Ее лагерную мать Клер ван ден Боом вывезли с транспортом штрафников на соляные шахты. Заботу о девочке взяли на себя другие женщины туберкулезного блока. А когда в конце апреля 1945 года лагерь эвакуировали (мы назвали это «маршем смерти»), Стеллу взяла с собой одна из советских женщин. Красная Армия освободила их колонну, и Стелла оказалась в Советском Союзе, который стал ее второй родиной.
Стелла узнала, конечно, о смерти матери. Но не теряла надежды, что, может быть, жив отец. Как найти его? Она ведь не знала своей настоящей фамилии. Мы решили помочь Стелле.
Вернувшись из Советского Союза в Берлин, товарищи написали в Брюссель ее бывшей лагерной матери Клер кап ден Боом. Та вспомнила, что после освобождения из лагеря отец Стеллы безуспешно искал дочь, а потом эмигрировал в Бразилию. Там наконец и нашла его Клер.
Стелла полетела в Бразилию, и после более двадцати лет разлуки состоялась встреча отца с дочерью.
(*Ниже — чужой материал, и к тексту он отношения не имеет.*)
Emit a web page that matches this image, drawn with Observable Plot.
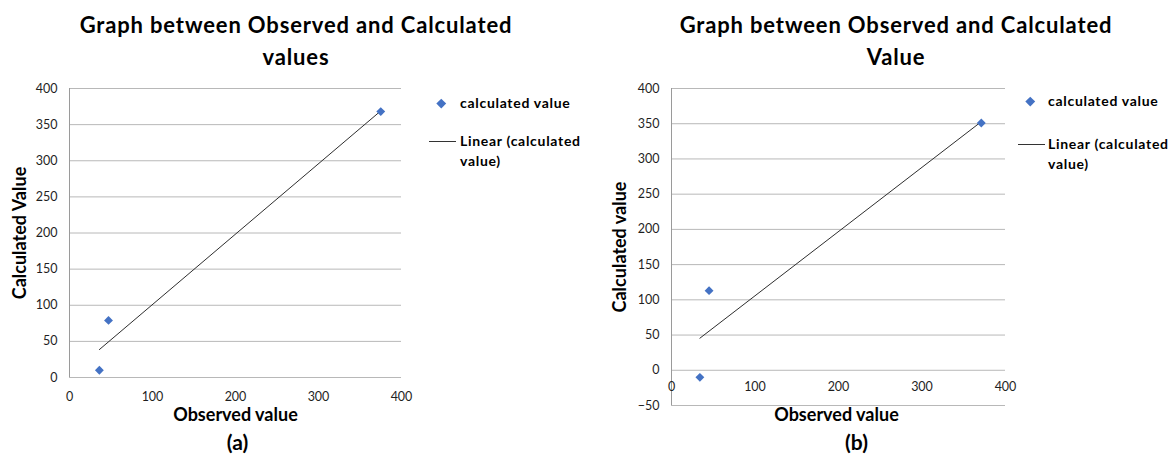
<!DOCTYPE html>
<html><head><meta charset="utf-8">
<script src="https://cdn.jsdelivr.net/npm/d3@7"></script>
<script src="https://cdn.jsdelivr.net/npm/@observablehq/plot@0.6"></script>
<style>
body{margin:0;background:#fff;font-family:Lato,"Open Sans",sans-serif;}
#root{position:relative;width:1172px;height:460px;overflow:hidden;background:#fff;}
.title{position:absolute;top:9px;width:520px;font-weight:bold;font-size:22px;letter-spacing:0.85px;line-height:32px;text-align:center;color:#000;white-space:nowrap;}
.chart{position:absolute;top:70px;}
.leg{position:absolute;font-weight:bold;font-size:14px;letter-spacing:0.7px;color:#000;line-height:20px;white-space:nowrap;}
.dia{position:absolute;width:6.5px;height:6.5px;background:#4472c4;transform:rotate(45deg);}
.ln{position:absolute;height:1px;background:#333;}
</style></head><body><div id="root"></div>
<script>
// ---- data ----
const observedA = [36, 47, 375];
const calculatedA = [10, 79, 368];
const observedB = [34, 45, 371];
const calculatedB = [-10, 113, 351];
const xTicks = [0, 100, 200, 300, 400];
const yTicksA = [0, 50, 100, 150, 200, 250, 300, 350, 400];
const yTicksB = [-50, 0, 50, 100, 150, 200, 250, 300, 350, 400];
const titleA = ["Graph between Observed and Calculated", "values"];
const titleB = ["Graph between Observed and Calculated", "Value"];
const yLabelA = "Calculated Value";
const yLabelB = "Calculated value";
const xLabel = "Observed value";
const panelA = "(a)";
const panelB = "(b)";
const seriesName = "calculated value";
const trendName = ["Linear (calculated", "value)"];

const root = document.getElementById("root");

function makeChart(cfg) {
  const data = cfg.obs.map((o, i) => ({obs: o, calc: cfg.calc[i]}));
  const svg = Plot.plot({
    width: cfg.width, height: 390,
    marginTop: 18, marginLeft: cfg.ml, marginRight: cfg.mr, marginBottom: cfg.mb,
    x: {domain: [0, 400], axis: null},
    y: {domain: [cfg.yTicks[0], 400]},
    style: {fontFamily: "Lato, 'Open Sans', sans-serif", background: "white", overflow: "visible", color: "#1f1f1f"},
    marks: [
      Plot.ruleY(cfg.yTicks, {stroke: "#b8b8b8", strokeWidth: 1}),
      Plot.ruleX([0], {stroke: "#9a9a9a", strokeWidth: 1}),
      Plot.axisY(cfg.yTicks, {tickSize: 0, tickPadding: 12, fontSize: 12.5, label: null}),
      Plot.text(xTicks, {x: d => d, y: () => 0, text: d => String(d), dy: cfg.xTickDy, fontSize: 12.5, fill: "#1f1f1f"}),
      Plot.linearRegressionY(data, {x: "obs", y: "calc", stroke: "#2e2e2e", strokeWidth: 1, ci: 0}),
      Plot.dot(data, {x: "obs", y: "calc", symbol: "diamond2", r: 4, fill: "#4472c4", stroke: null}),
      Plot.text([cfg.yLabel], {text: d => d, frameAnchor: "left", textAnchor: "middle", dx: cfg.yLabelDx, rotate: -90, fontSize: 18, fontWeight: "bold", fill: "#000"}),
      Plot.text([xLabel], {text: d => d, frameAnchor: "bottom", dy: cfg.xTitleDy, dx: cfg.xTitleDx, fontSize: 18, fontWeight: "bold", fill: "#000"}),
      Plot.text([cfg.panel], {text: d => d, frameAnchor: "bottom", dy: cfg.panelDy, dx: cfg.panelDx, fontSize: 21, fontWeight: "bold", fill: "#000"})
    ]
  });
  const wrap = document.createElement("div");
  wrap.className = "chart";
  wrap.style.left = cfg.left + "px";
  wrap.appendChild(svg);
  root.appendChild(wrap);

  const t = document.createElement("div");
  t.className = "title";
  t.style.left = cfg.titleLeft + "px";
  t.innerHTML = cfg.title.join("<br>");
  root.appendChild(t);

  const d = document.createElement("div");
  d.className = "dia";
  d.style.left = (cfg.legX - 3.25) + "px";
  d.style.top = (cfg.legY1 - 3.25) + "px";
  root.appendChild(d);
  const l1 = document.createElement("div");
  l1.className = "leg";
  l1.style.left = cfg.legTextX + "px";
  l1.style.top = (cfg.legY1 - 10) + "px";
  l1.textContent = seriesName;
  root.appendChild(l1);
  const ln = document.createElement("div");
  ln.className = "ln";
  ln.style.left = cfg.lineX + "px";
  ln.style.width = "27px";
  ln.style.top = cfg.legY2 + "px";
  root.appendChild(ln);
  const l2 = document.createElement("div");
  l2.className = "leg";
  l2.style.left = cfg.legTextX + "px";
  l2.style.top = (cfg.legY2 - 10) + "px";
  l2.innerHTML = trendName.join("<br>");
  root.appendChild(l2);
}

makeChart({
  obs: observedA, calc: calculatedA, yTicks: yTicksA,
  left: 0, width: 420, ml: 69, mr: 19, mb: 83,
  xTickDy: 19, yLabel: yLabelA, yLabelDx: -49,
  xTitleDy: 43, xTitleDx: 0, panel: panelA, panelDy: 72, panelDx: 2,
  title: titleA, titleLeft: 36,
  legX: 441, legY1: 103, legTextX: 460, lineX: 429, legY2: 141
});
makeChart({
  obs: observedB, calc: calculatedB, yTicks: yTicksB,
  left: 586, width: 440, ml: 85, mr: 21, mb: 55,
  xTickDy: 17, yLabel: yLabelB, yLabelDx: -51,
  xTitleDy: 15, xTitleDx: -2, panel: panelB, panelDy: 44, panelDx: 18,
  title: titleB, titleLeft: 636,
  legX: 1030, legY1: 101, legTextX: 1048, lineX: 1018, legY2: 144
});
</script></body></html>
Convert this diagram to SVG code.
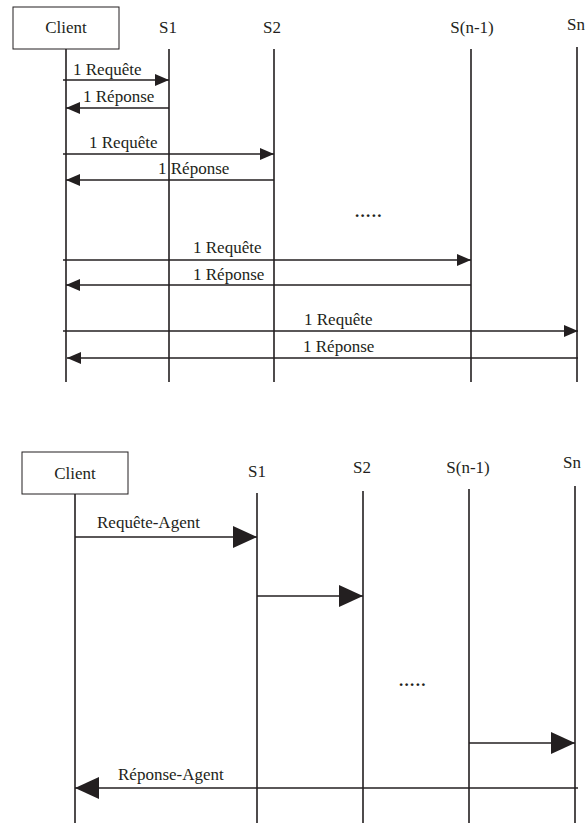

Оба были счастливы, что нашли друг друга, но остаться в Бразилии Стелла не захотела.
Она рассказывала мне:
— В Бразилии я впервые поняла, что такое капитализм. Сначала я только восхищалась прекрасными улицами, холеными мужчинами и женщинами, их сверкающими хромом автомобилями, тенистыми парками, в которых стояли их дворцы. Но когда я по вечерам заходила за отцом к нему на работу, мне приходилось идти через рабочие кварталы, мимо их нищих жилищ. Я видела, как дети в лохмотьях роются в мусорных ящиках в поисках чего-нибудь съестного. И вдруг мне показалось, будто я снова в Равенсбрюке. От ужаса я выронила корзину с апельсинами, которую несла с собой. Апельсины покатились в уличную грязь, а дети, словно голодные маленькие зверьки, бросились за ними и стали драться. Такое я видела только в Равенсбрюке. Потом, когда я шла с отцом домой, нас задержала кучка бразильских фашистов. Они горланили те же самые песни, что пели в лагере эсэсовцы. В тот день мне стало ясно, где мой дом.
Стелла вернулась в Советский Союз. Вышла замуж, имеет семью.